_TASK REQUIREMENTS_.
Return the material exactly, first line through the line containing "labelArc = d3.arc().innerRadius(labelR).outerRadius(labelR);", and nothing more. Pictures stay out.

_DATA SHOWN_.
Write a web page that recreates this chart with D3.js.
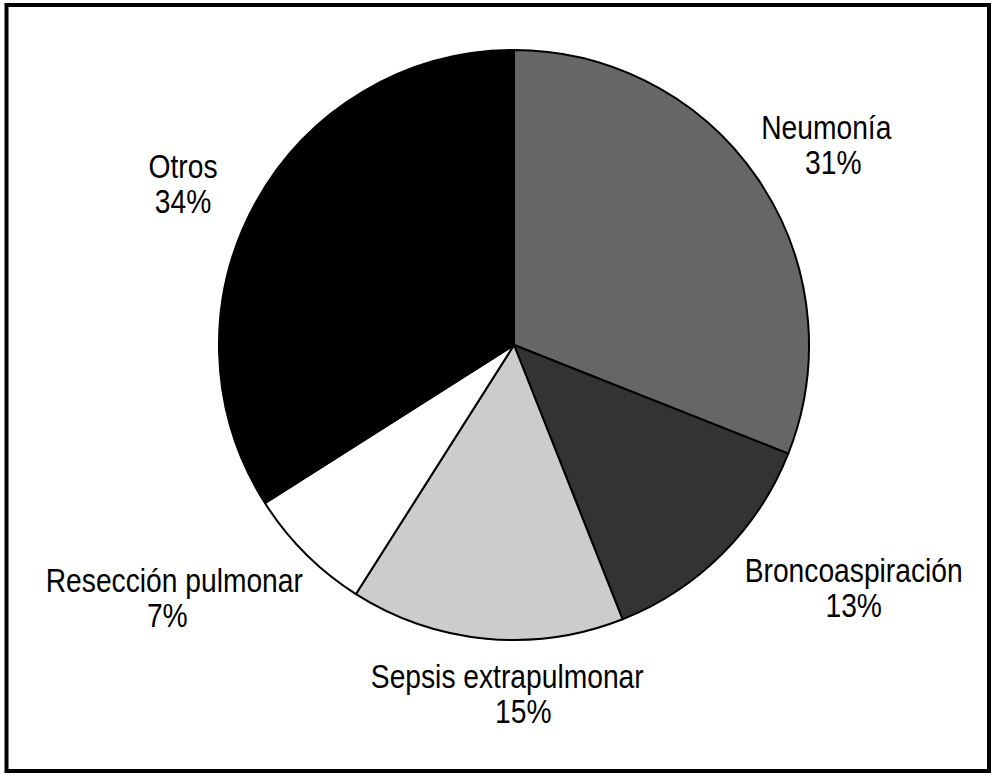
<!DOCTYPE html>
<html>
<head>
<meta charset="utf-8">
<script src="https://cdn.jsdelivr.net/npm/d3@7"></script>
<style>
  html, body { margin: 0; padding: 0; background: #fff; }
  svg { display: block; }
  text { font-family: "Liberation Sans", Arial, sans-serif; }
</style>
</head>
<body>
<svg id="chart" width="998" height="780"></svg>
<script>
// ---- data ----
const categories = ["Neumonía", "Broncoaspiración", "Sepsis extrapulmonar", "Resección pulmonar", "Otros"];
const values = [31, 13, 15, 7, 34];
const valueLabels = ["31%", "13%", "15%", "7%", "34%"];
const colors = ["#666666", "#333333", "#cccccc", "#ffffff", "#000000"];

// ---- layout ----
const W = 998, H = 780;
const cx = 514, cy = 345, R = 295;
const labelR = 380;
const condense = 0.83;
// per-label nudges (layout only)
const nudges = [
  {dx: -2, dy: 14, dx2: 7},
  {dx: 71, dy: -26, dx2: 0},
  {dx: 29, dy: -29, dx2: 16},
  {dx: -71, dy: -16, dx2: -7},
  {dx: 2, dy: 22, dx2: 0}
];

const svg = d3.select("#chart");

// frame
svg.append("rect")
  .attr("x", 6.5).attr("y", 5)
  .attr("width", 982.5).attr("height", 766)
  .attr("fill", "none").attr("stroke", "#000").attr("stroke-width", 4);

const data = categories.map((c, i) => ({name: c, value: values[i], label: valueLabels[i], color: colors[i], i}));

const pie = d3.pie().value(d => d.value).sort(null);
const arcs = pie(data);
const arc = d3.arc().innerRadius(0).outerRadius(R);
const labelArc = d3.arc().innerRadius(labelR).outerRadius(labelR);

const g = svg.append("g").attr("transform", `translate(${cx},${cy})`);

g.selectAll("path.slice")
  .data(arcs)
  .join("path")
  .attr("class", "slice")
  .attr("d", arc)
  .attr("fill", d => d.data.color)
  .attr("stroke", "#000")
  .attr("stroke-width", 2)
  .attr("stroke-linejoin", "round");

const labels = g.selectAll("g.label")
  .data(arcs)
  .join("g")
  .attr("class", "label")
  .attr("transform", d => {
    const [x, y] = labelArc.centroid(d);
    const n = nudges[d.data.i];
    return `translate(${x + n.dx},${y + n.dy}) scale(${condense},1)`;
  });

const txt = labels.append("text")
  .attr("text-anchor", "middle")
  .attr("font-size", 34)
  .attr("fill", "#000");

txt.append("tspan")
  .attr("x", 0)
  .attr("y", -6)
  .text(d => d.data.name);

txt.append("tspan")
  .attr("x", d => nudges[d.data.i].dx2 / condense)
  .attr("y", 29)
  .text(d => d.data.label);
</script>
</body>
</html>
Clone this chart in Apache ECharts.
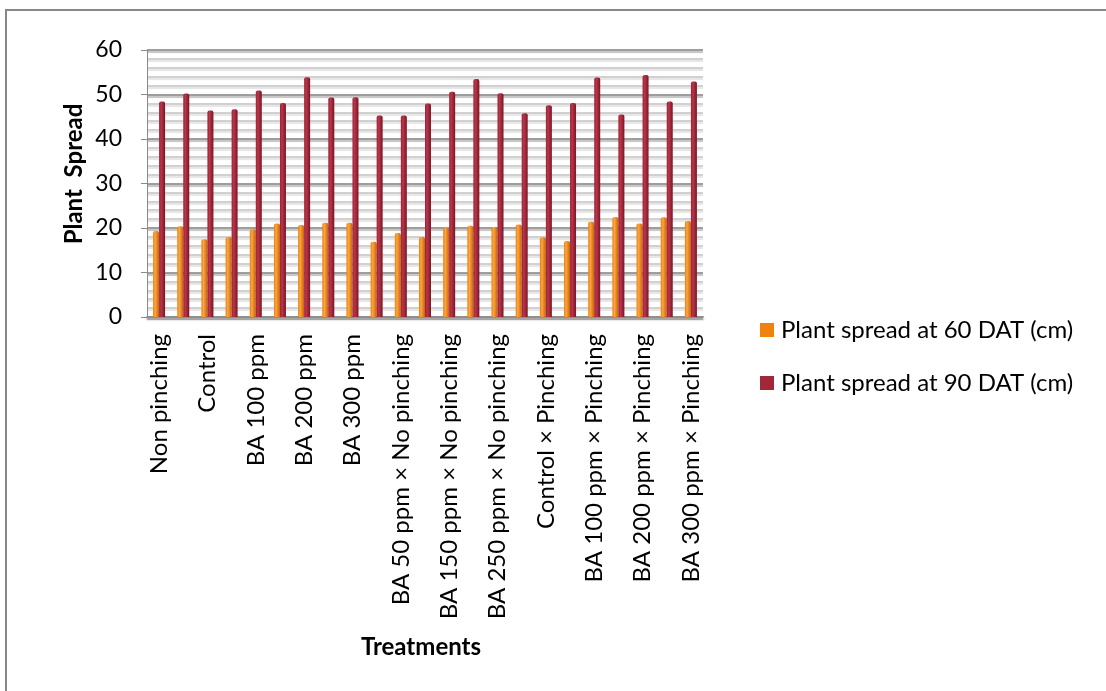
<!DOCTYPE html>
<html>
<head>
<meta charset="utf-8">
<script src="https://cdn.jsdelivr.net/npm/echarts@6/dist/echarts.min.js"></script>
<style>
  html, body { margin: 0; padding: 0; background: #fff; }
  #chart { width: 1106px; height: 691px; }
</style>
</head>
<body>
<div id="chart"></div>
<script>
// Treatment categories (every other label is shown on the axis)
const categories = [
  'Non pinching', 'Pinching',
  'Control', 'BA 50 ppm', 'BA 100 ppm', 'BA 150 ppm', 'BA 200 ppm', 'BA 250 ppm', 'BA 300 ppm',
  'Control × No pinching', 'BA 50 ppm × No pinching', 'BA 100 ppm × No pinching',
  'BA 150 ppm × No pinching', 'BA 200 ppm × No pinching', 'BA 250 ppm × No pinching',
  'BA 300 ppm × No pinching',
  'Control × Pinching', 'BA 50 ppm × Pinching', 'BA 100 ppm × Pinching',
  'BA 150 ppm × Pinching', 'BA 200 ppm × Pinching', 'BA 250 ppm × Pinching',
  'BA 300 ppm × Pinching'
];

// Plant spread (cm)
const spread60 = [19.3, 20.4, 17.5, 18.0, 19.7, 21.0, 20.7, 21.2, 21.2, 16.9, 18.9, 18.0,
                  20.1, 20.5, 20.2, 20.8, 17.9, 17.1, 21.4, 22.5, 21.0, 22.4, 21.6];
const spread90 = [48.4, 50.2, 46.4, 46.7, 50.9, 48.1, 53.9, 49.3, 49.4, 45.3, 45.3, 48.0,
                  50.6, 53.5, 50.3, 45.8, 47.6, 48.1, 53.8, 45.5, 54.4, 48.4, 52.9];

const seriesNames = ['Plant spread at 60 DAT (cm)', 'Plant spread at 90 DAT (cm)'];
const yTicks = { min: 0, max: 60, major: 10, minor: 2 };

const FONT = 'Lato';

function cylinder(light, mid, dark) {
  return new echarts.graphic.LinearGradient(0, 0, 1, 0, [
    { offset: 0, color: mid },
    { offset: 0.35, color: light },
    { offset: 1, color: dark }
  ]);
}

const chart = echarts.init(document.getElementById('chart'), null, { renderer: 'canvas' });

chart.setOption({
  backgroundColor: '#ffffff',
  animation: false,
  textStyle: { fontFamily: FONT, color: '#000' },
  grid: { left: 147, right: 403, top: 50, bottom: 374 },
  legend: {
    orient: 'vertical',
    left: 760,
    top: 318,
    padding: 0,
    itemWidth: 14,
    itemHeight: 14,
    itemGap: 29,
    icon: 'rect',
    textStyle: { fontFamily: FONT, fontSize: 24, color: '#000', padding: [0, 0, 0, 2] },
    data: [
      { name: seriesNames[0], itemStyle: { color: '#F2820E' } },
      { name: seriesNames[1], itemStyle: { color: '#A0283A' } }
    ]
  },
  xAxis: {
    type: 'category',
    data: categories,
    axisLine: { show: true, lineStyle: { color: '#9a9a9a', width: 2, shadowColor: 'rgba(0,0,0,0.25)', shadowOffsetY: 2, shadowBlur: 2 } },
    axisTick: { show: false },
    axisLabel: {
      interval: 1,
      rotate: 90,
      margin: 17,
      fontFamily: FONT,
      fontSize: 24,
      color: '#000'
    }
  },
  yAxis: [
    {
      type: 'value',
      min: yTicks.min,
      max: yTicks.max,
      interval: yTicks.major,
      axisLine: { show: true, lineStyle: { color: '#8a8a8a', width: 1 } },
      axisTick: { show: true, length: 6, lineStyle: { color: '#8a8a8a' } },
      axisLabel: { margin: 25, fontFamily: FONT, fontSize: 23, color: '#000' },
      splitLine: { show: true, lineStyle: { color: '#8c8c8c', width: 1.5, shadowColor: 'rgba(0,0,0,0.2)', shadowOffsetY: 2, shadowBlur: 1 } },
      z: 3
    },
    {
      type: 'value',
      min: yTicks.min,
      max: yTicks.max,
      interval: yTicks.minor,
      position: 'left',
      axisLine: { show: false },
      axisTick: { show: false },
      axisLabel: { show: false },
      splitLine: { show: true, lineStyle: { color: '#c2c2c2', width: 1.5, shadowColor: 'rgba(0,0,0,0.14)', shadowOffsetY: 2, shadowBlur: 1 } }
    }
  ],
  series: [
    {
      name: seriesNames[0],
      type: 'bar',
      yAxisIndex: 0,
      data: spread60,
      barWidth: 6,
      barGap: '0%',
      itemStyle: { color: cylinder('#FBA640', '#EE7D0A', '#C86205'), borderRadius: [2, 2, 0, 0] },
      z: 5
    },
    {
      name: seriesNames[1],
      type: 'bar',
      yAxisIndex: 0,
      data: spread90,
      barWidth: 6,
      barGap: '0%',
      itemStyle: { color: cylinder('#B8364A', '#9E2032', '#7A1424'), borderRadius: [2, 2, 0, 0] },
      z: 5
    }
  ],
  graphic: [
    {
      type: 'rect',
      shape: { x: 6, y: 10, width: 1300, height: 900 },
      style: { fill: 'none', stroke: '#888888', lineWidth: 2 },
      silent: true
    },
    {
      type: 'text',
      x: 74,
      y: 174,
      rotation: Math.PI / 2,
      style: {
        text: 'Plant  Spread',
        fontFamily: FONT,
        fontWeight: 'bold',
        fontSize: 24,
        fill: '#000',
        align: 'center',
        verticalAlign: 'middle'
      }
    },
    {
      type: 'text',
      x: 421,
      y: 647,
      style: {
        text: 'Treatments',
        fontFamily: FONT,
        fontWeight: 'bold',
        fontSize: 24,
        fill: '#000',
        align: 'center',
        verticalAlign: 'middle'
      }
    }
  ]
});
</script>
</body>
</html>
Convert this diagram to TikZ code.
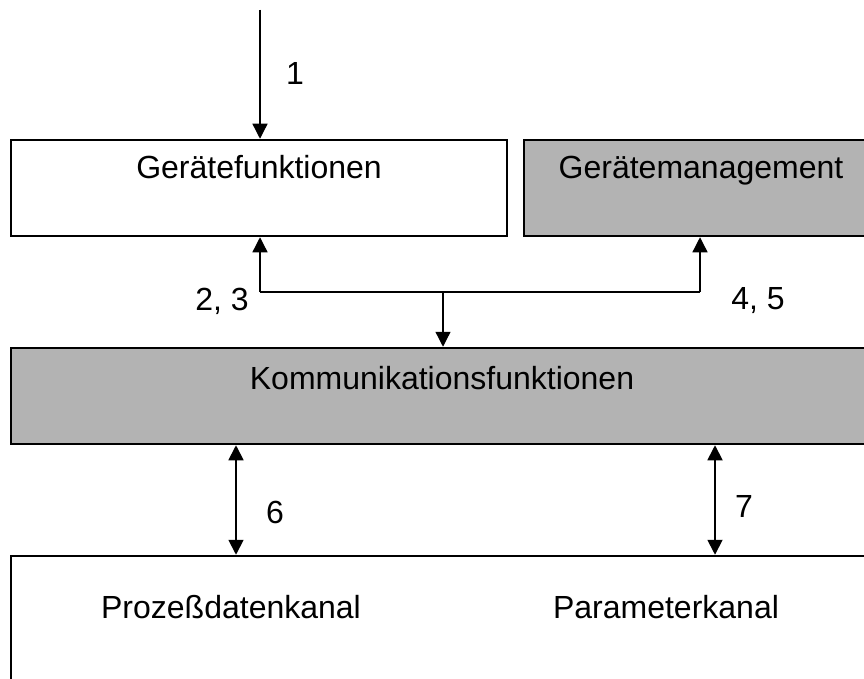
\documentclass[tikz,border=0pt]{standalone}
\usepackage{fontspec}
\setmainfont{Liberation Sans}
\usetikzlibrary{arrows.meta}
\definecolor{boxgray}{RGB}{179,179,179}
\tikzset{
  box/.style={draw=black, line width=2.5pt, rectangle, inner sep=0pt, anchor=center},
  lbl/.style={font=\fontsize{32}{38}\selectfont, inner sep=0pt, text=black},
  arr/.style={line width=1.3pt, -{Triangle[length=15pt,width=15pt]}},
  darr/.style={line width=1.8pt, {Triangle[length=15pt,width=15pt]}-{Triangle[length=15pt,width=15pt]}},
  conn/.style={line width=1.3pt}
}
\begin{document}
\begin{tikzpicture}[x=1pt,y=-1pt]
\useasboundingbox (0,0) rectangle (864,679);
\begin{scope}
\clip (0,0) rectangle (864,679);
% boxes
\node[box, fill=white, minimum width=496pt, minimum height=96pt] (gf) at (259,188) {};
\node[box, fill=boxgray, minimum width=356pt, minimum height=96pt] (gm) at (702,188) {};
\node[box, fill=boxgray, minimum width=869pt, minimum height=96pt] (km) at (445.5,396) {};
\node[box, fill=white, minimum width=869pt, minimum height=144pt] (pk) at (445.5,628) {};
% texts
\node[lbl, anchor=base] (tgf) at ([yshift=-40pt]gf.north) {Gerätefunktionen};
\node[lbl, anchor=base] (tgm) at ([yshift=-40pt]gm.north -| 701,0) {Gerätemanagement};
\node[lbl, anchor=base] (tkm) at ([yshift=-43pt]km.north -| 442,0) {Kommunikationsfunktionen};
\node[lbl, anchor=base] (tpd) at ([yshift=-64pt]pk.north -| 231,0) {Prozeßdatenkanal};
\node[lbl, anchor=base] (tpa) at ([yshift=-64pt]pk.north -| 666,0) {Parameterkanal};
% connectors
\coordinate (in1) at (260,10);
\coordinate (in1b) at (260,72);
\draw[arr] (in1) -- (in1 |- gf.north);
\draw[line width=2.5pt] (in1) -- (in1b);
\coordinate (cl) at (260,292);
\coordinate (cr) at (700,292);
\coordinate (jn) at (443,292);
\draw[conn] (cl) -- (cr);
\draw[arr] (cl) -- (cl |- gf.south);
\draw[arr] (cr) -- (cr |- gm.south);
\draw[arr] (jn) -- (jn |- km.north);
\coordinate (p6) at (236,500);
\coordinate (p7) at (715,500);
\draw[darr] (p6 |- km.south) -- (p6 |- pk.north);
\draw[darr] (p7 |- km.south) -- (p7 |- pk.north);
% labels
\node[lbl] (l1) at (295,73) {1};
\node[lbl] (l23) at (222,301) {2, 3};
\node[lbl] (l45) at (758,301) {4, 5};
\node[lbl] (l6) at (275,512) {6};
\node[lbl] (l7) at (744,506) {7};
\end{scope}
\end{tikzpicture}
\end{document}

_THE SOLUTION_.
Write a web page that recreates this chart with D3.js.
<!DOCTYPE html>
<html>
<head>
<meta charset="utf-8">
<script src="https://cdn.jsdelivr.net/npm/d3@7"></script>
<style>
  html, body { margin: 0; padding: 0; background: #fff; }
  svg { display: block; }
  text { font-family: "Liberation Sans", Arial, sans-serif; }
</style>
</head>
<body>
<svg id="chart" width="998" height="780"></svg>
<script>
// ---- data ----
const categories = ["Neumonía", "Broncoaspiración", "Sepsis extrapulmonar", "Resección pulmonar", "Otros"];
const values = [31, 13, 15, 7, 34];
const valueLabels = ["31%", "13%", "15%", "7%", "34%"];
const colors = ["#666666", "#333333", "#cccccc", "#ffffff", "#000000"];

// ---- layout ----
const W = 998, H = 780;
const cx = 514, cy = 345, R = 295;
const labelR = 380;
const condense = 0.83;
// per-label nudges (layout only)
const nudges = [
  {dx: -2, dy: 14, dx2: 7},
  {dx: 71, dy: -26, dx2: 0},
  {dx: 29, dy: -29, dx2: 16},
  {dx: -71, dy: -16, dx2: -7},
  {dx: 2, dy: 22, dx2: 0}
];

const svg = d3.select("#chart");

// frame
svg.append("rect")
  .attr("x", 6.5).attr("y", 5)
  .attr("width", 982.5).attr("height", 766)
  .attr("fill", "none").attr("stroke", "#000").attr("stroke-width", 4);

const data = categories.map((c, i) => ({name: c, value: values[i], label: valueLabels[i], color: colors[i], i}));

const pie = d3.pie().value(d => d.value).sort(null);
const arcs = pie(data);
const arc = d3.arc().innerRadius(0).outerRadius(R);
const labelArc = d3.arc().innerRadius(labelR).outerRadius(labelR);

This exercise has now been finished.